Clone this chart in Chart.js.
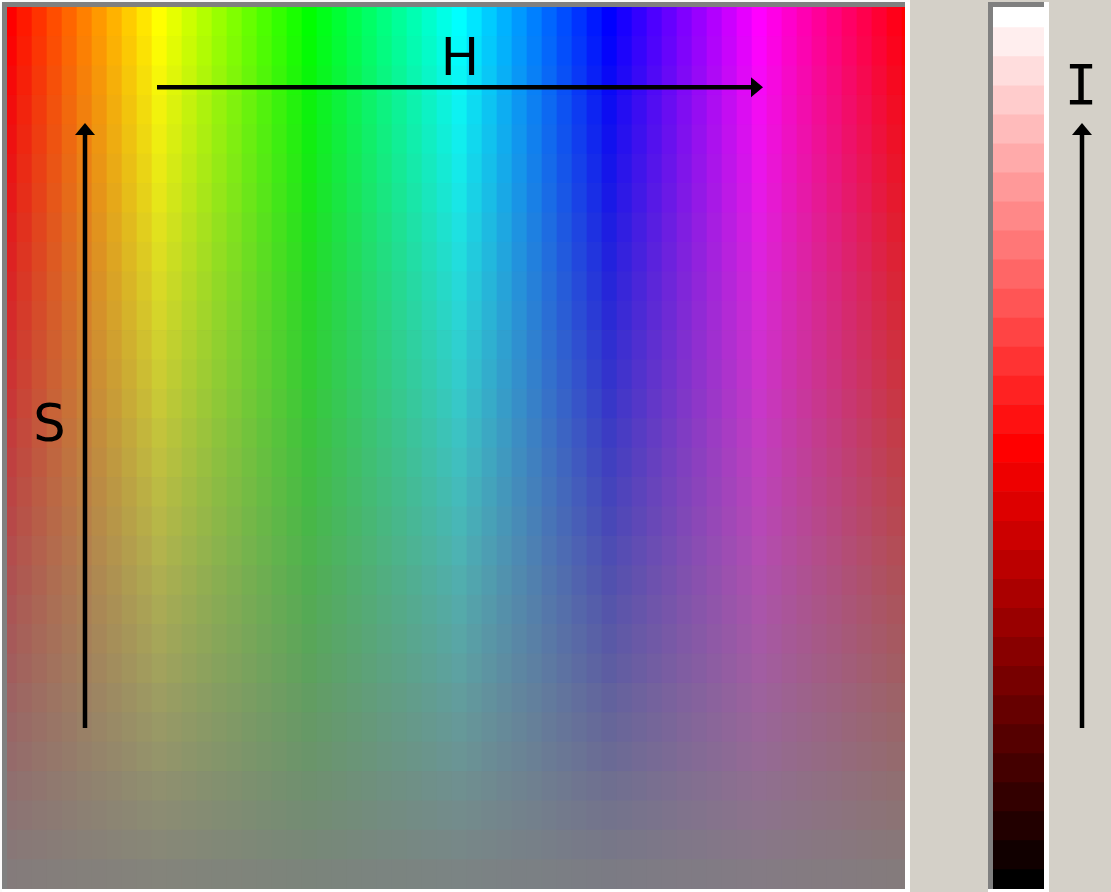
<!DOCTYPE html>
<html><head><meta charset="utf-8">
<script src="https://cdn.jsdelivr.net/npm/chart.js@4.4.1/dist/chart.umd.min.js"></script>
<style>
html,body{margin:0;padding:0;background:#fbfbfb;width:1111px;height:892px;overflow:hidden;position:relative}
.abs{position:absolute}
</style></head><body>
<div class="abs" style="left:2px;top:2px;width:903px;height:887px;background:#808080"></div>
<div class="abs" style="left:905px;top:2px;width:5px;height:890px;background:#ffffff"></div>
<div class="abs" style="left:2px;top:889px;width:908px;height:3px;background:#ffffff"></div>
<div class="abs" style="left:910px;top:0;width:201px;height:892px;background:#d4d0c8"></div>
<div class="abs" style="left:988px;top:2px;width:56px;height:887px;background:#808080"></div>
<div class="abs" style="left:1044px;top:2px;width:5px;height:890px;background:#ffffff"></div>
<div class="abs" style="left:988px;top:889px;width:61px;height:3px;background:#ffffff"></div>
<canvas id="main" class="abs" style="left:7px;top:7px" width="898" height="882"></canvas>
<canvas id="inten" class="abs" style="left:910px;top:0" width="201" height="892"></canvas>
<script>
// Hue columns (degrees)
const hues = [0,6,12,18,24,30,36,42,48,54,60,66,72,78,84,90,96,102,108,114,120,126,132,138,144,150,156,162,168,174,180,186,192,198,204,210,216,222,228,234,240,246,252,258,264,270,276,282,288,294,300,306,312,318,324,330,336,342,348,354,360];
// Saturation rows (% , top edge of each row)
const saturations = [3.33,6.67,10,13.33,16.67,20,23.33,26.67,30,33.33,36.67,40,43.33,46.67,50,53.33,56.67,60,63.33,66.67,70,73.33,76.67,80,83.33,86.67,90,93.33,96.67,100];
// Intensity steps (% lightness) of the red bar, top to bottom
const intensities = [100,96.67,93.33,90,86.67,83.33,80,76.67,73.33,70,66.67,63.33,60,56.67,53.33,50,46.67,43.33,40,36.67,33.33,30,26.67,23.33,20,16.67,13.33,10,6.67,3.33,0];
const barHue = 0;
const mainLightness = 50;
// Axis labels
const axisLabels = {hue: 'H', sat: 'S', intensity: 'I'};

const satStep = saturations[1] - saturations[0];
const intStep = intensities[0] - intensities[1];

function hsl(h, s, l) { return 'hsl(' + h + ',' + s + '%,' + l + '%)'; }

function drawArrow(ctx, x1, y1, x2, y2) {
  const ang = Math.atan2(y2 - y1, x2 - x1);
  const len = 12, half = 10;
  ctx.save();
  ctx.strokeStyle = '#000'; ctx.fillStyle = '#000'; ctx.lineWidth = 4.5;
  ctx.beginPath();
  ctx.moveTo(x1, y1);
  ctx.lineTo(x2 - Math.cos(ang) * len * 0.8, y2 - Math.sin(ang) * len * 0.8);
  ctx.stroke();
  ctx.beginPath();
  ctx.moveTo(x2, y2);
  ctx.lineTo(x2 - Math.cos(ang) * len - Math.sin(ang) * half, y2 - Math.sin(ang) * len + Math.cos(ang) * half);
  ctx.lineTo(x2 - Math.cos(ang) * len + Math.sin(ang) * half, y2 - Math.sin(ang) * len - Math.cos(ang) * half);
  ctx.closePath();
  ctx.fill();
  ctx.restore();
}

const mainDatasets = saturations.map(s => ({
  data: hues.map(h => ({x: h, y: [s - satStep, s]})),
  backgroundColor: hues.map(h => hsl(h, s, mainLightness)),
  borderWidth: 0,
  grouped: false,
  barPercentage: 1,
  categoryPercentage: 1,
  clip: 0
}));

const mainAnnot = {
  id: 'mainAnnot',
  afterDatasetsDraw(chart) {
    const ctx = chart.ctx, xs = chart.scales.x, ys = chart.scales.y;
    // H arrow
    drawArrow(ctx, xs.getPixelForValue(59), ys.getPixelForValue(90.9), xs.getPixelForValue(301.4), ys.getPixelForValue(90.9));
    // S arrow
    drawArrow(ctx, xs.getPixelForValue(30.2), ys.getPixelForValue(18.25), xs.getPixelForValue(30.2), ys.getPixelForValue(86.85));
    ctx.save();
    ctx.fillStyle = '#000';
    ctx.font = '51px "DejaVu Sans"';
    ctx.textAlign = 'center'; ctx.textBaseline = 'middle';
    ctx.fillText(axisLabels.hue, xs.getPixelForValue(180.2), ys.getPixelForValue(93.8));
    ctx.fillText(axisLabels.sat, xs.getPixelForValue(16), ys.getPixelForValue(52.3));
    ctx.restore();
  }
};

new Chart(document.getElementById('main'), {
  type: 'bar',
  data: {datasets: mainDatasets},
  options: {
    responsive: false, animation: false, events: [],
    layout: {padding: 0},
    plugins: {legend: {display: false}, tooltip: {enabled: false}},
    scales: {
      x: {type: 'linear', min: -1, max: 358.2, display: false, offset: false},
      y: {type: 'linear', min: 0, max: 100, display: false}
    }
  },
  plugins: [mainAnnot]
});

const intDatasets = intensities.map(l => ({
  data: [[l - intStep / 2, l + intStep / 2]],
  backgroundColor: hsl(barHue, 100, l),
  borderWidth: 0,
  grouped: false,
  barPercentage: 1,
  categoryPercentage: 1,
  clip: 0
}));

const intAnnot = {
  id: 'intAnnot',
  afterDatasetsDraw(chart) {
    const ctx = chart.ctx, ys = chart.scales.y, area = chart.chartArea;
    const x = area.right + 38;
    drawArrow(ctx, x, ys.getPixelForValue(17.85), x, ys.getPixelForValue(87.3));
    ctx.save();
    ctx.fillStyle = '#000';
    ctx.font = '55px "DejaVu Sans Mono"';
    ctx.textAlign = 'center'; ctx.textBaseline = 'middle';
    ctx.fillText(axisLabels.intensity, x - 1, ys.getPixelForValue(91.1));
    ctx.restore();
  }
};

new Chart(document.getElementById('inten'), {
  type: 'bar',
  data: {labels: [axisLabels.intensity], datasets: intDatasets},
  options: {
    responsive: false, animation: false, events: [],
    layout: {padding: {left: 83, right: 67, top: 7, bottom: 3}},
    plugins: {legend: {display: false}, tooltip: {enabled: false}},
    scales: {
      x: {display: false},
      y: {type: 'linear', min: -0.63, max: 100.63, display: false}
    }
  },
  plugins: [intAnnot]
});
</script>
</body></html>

§ §

Task details: Write out the whole listing exactly, and drop the pictures.

Problem solution:
Clone this chart in Chart.js.
<!DOCTYPE html>
<html><head><meta charset="utf-8">
<script src="https://cdn.jsdelivr.net/npm/chart.js@4.4.1/dist/chart.umd.min.js"></script>
<style>
html,body{margin:0;padding:0;background:#fbfbfb;width:1111px;height:892px;overflow:hidden;position:relative}
.abs{position:absolute}
</style></head><body>
<div class="abs" style="left:2px;top:2px;width:903px;height:887px;background:#808080"></div>
<div class="abs" style="left:905px;top:2px;width:5px;height:890px;background:#ffffff"></div>
<div class="abs" style="left:2px;top:889px;width:908px;height:3px;background:#ffffff"></div>
<div class="abs" style="left:910px;top:0;width:201px;height:892px;background:#d4d0c8"></div>
<div class="abs" style="left:988px;top:2px;width:56px;height:887px;background:#808080"></div>
<div class="abs" style="left:1044px;top:2px;width:5px;height:890px;background:#ffffff"></div>
<div class="abs" style="left:988px;top:889px;width:61px;height:3px;background:#ffffff"></div>
<canvas id="main" class="abs" style="left:7px;top:7px" width="898" height="882"></canvas>
<canvas id="inten" class="abs" style="left:910px;top:0" width="201" height="892"></canvas>
<script>
// Hue columns (degrees)
const hues = [0,6,12,18,24,30,36,42,48,54,60,66,72,78,84,90,96,102,108,114,120,126,132,138,144,150,156,162,168,174,180,186,192,198,204,210,216,222,228,234,240,246,252,258,264,270,276,282,288,294,300,306,312,318,324,330,336,342,348,354,360];
// Saturation rows (% , top edge of each row)
const saturations = [3.33,6.67,10,13.33,16.67,20,23.33,26.67,30,33.33,36.67,40,43.33,46.67,50,53.33,56.67,60,63.33,66.67,70,73.33,76.67,80,83.33,86.67,90,93.33,96.67,100];
// Intensity steps (% lightness) of the red bar, top to bottom
const intensities = [100,96.67,93.33,90,86.67,83.33,80,76.67,73.33,70,66.67,63.33,60,56.67,53.33,50,46.67,43.33,40,36.67,33.33,30,26.67,23.33,20,16.67,13.33,10,6.67,3.33,0];
const barHue = 0;
const mainLightness = 50;
// Axis labels
const axisLabels = {hue: 'H', sat: 'S', intensity: 'I'};

const satStep = saturations[1] - saturations[0];
const intStep = intensities[0] - intensities[1];

function hsl(h, s, l) { return 'hsl(' + h + ',' + s + '%,' + l + '%)'; }

function drawArrow(ctx, x1, y1, x2, y2) {
  const ang = Math.atan2(y2 - y1, x2 - x1);
  const len = 12, half = 10;
  ctx.save();
  ctx.strokeStyle = '#000'; ctx.fillStyle = '#000'; ctx.lineWidth = 4.5;
  ctx.beginPath();
  ctx.moveTo(x1, y1);
  ctx.lineTo(x2 - Math.cos(ang) * len * 0.8, y2 - Math.sin(ang) * len * 0.8);
  ctx.stroke();
  ctx.beginPath();
  ctx.moveTo(x2, y2);
  ctx.lineTo(x2 - Math.cos(ang) * len - Math.sin(ang) * half, y2 - Math.sin(ang) * len + Math.cos(ang) * half);
  ctx.lineTo(x2 - Math.cos(ang) * len + Math.sin(ang) * half, y2 - Math.sin(ang) * len - Math.cos(ang) * half);
  ctx.closePath();
  ctx.fill();
  ctx.restore();
}

const mainDatasets = saturations.map(s => ({
  data: hues.map(h => ({x: h, y: [s - satStep, s]})),
  backgroundColor: hues.map(h => hsl(h, s, mainLightness)),
  borderWidth: 0,
  grouped: false,
  barPercentage: 1,
  categoryPercentage: 1,
  clip: 0
}));

const mainAnnot = {
  id: 'mainAnnot',
  afterDatasetsDraw(chart) {
    const ctx = chart.ctx, xs = chart.scales.x, ys = chart.scales.y;
    // H arrow
    drawArrow(ctx, xs.getPixelForValue(59), ys.getPixelForValue(90.9), xs.getPixelForValue(301.4), ys.getPixelForValue(90.9));
    // S arrow
    drawArrow(ctx, xs.getPixelForValue(30.2), ys.getPixelForValue(18.25), xs.getPixelForValue(30.2), ys.getPixelForValue(86.85));
    ctx.save();
    ctx.fillStyle = '#000';
    ctx.font = '51px "DejaVu Sans"';
    ctx.textAlign = 'center'; ctx.textBaseline = 'middle';
    ctx.fillText(axisLabels.hue, xs.getPixelForValue(180.2), ys.getPixelForValue(93.8));
    ctx.fillText(axisLabels.sat, xs.getPixelForValue(16), ys.getPixelForValue(52.3));
    ctx.restore();
  }
};

new Chart(document.getElementById('main'), {
  type: 'bar',
  data: {datasets: mainDatasets},
  options: {
    responsive: false, animation: false, events: [],
    layout: {padding: 0},
    plugins: {legend: {display: false}, tooltip: {enabled: false}},
    scales: {
      x: {type: 'linear', min: -1, max: 358.2, display: false, offset: false},
      y: {type: 'linear', min: 0, max: 100, display: false}
    }
  },
  plugins: [mainAnnot]
});

const intDatasets = intensities.map(l => ({
  data: [[l - intStep / 2, l + intStep / 2]],
  backgroundColor: hsl(barHue, 100, l),
  borderWidth: 0,
  grouped: false,
  barPercentage: 1,
  categoryPercentage: 1,
  clip: 0
}));

const intAnnot = {
  id: 'intAnnot',
  afterDatasetsDraw(chart) {
    const ctx = chart.ctx, ys = chart.scales.y, area = chart.chartArea;
    const x = area.right + 38;
    drawArrow(ctx, x, ys.getPixelForValue(17.85), x, ys.getPixelForValue(87.3));
    ctx.save();
    ctx.fillStyle = '#000';
    ctx.font = '55px "DejaVu Sans Mono"';
    ctx.textAlign = 'center'; ctx.textBaseline = 'middle';
    ctx.fillText(axisLabels.intensity, x - 1, ys.getPixelForValue(91.1));
    ctx.restore();
  }
};

new Chart(document.getElementById('inten'), {
  type: 'bar',
  data: {labels: [axisLabels.intensity], datasets: intDatasets},
  options: {
    responsive: false, animation: false, events: [],
    layout: {padding: {left: 83, right: 67, top: 7, bottom: 3}},
    plugins: {legend: {display: false}, tooltip: {enabled: false}},
    scales: {
      x: {display: false},
      y: {type: 'linear', min: -0.63, max: 100.63, display: false}
    }
  },
  plugins: [intAnnot]
});
</script>
</body></html>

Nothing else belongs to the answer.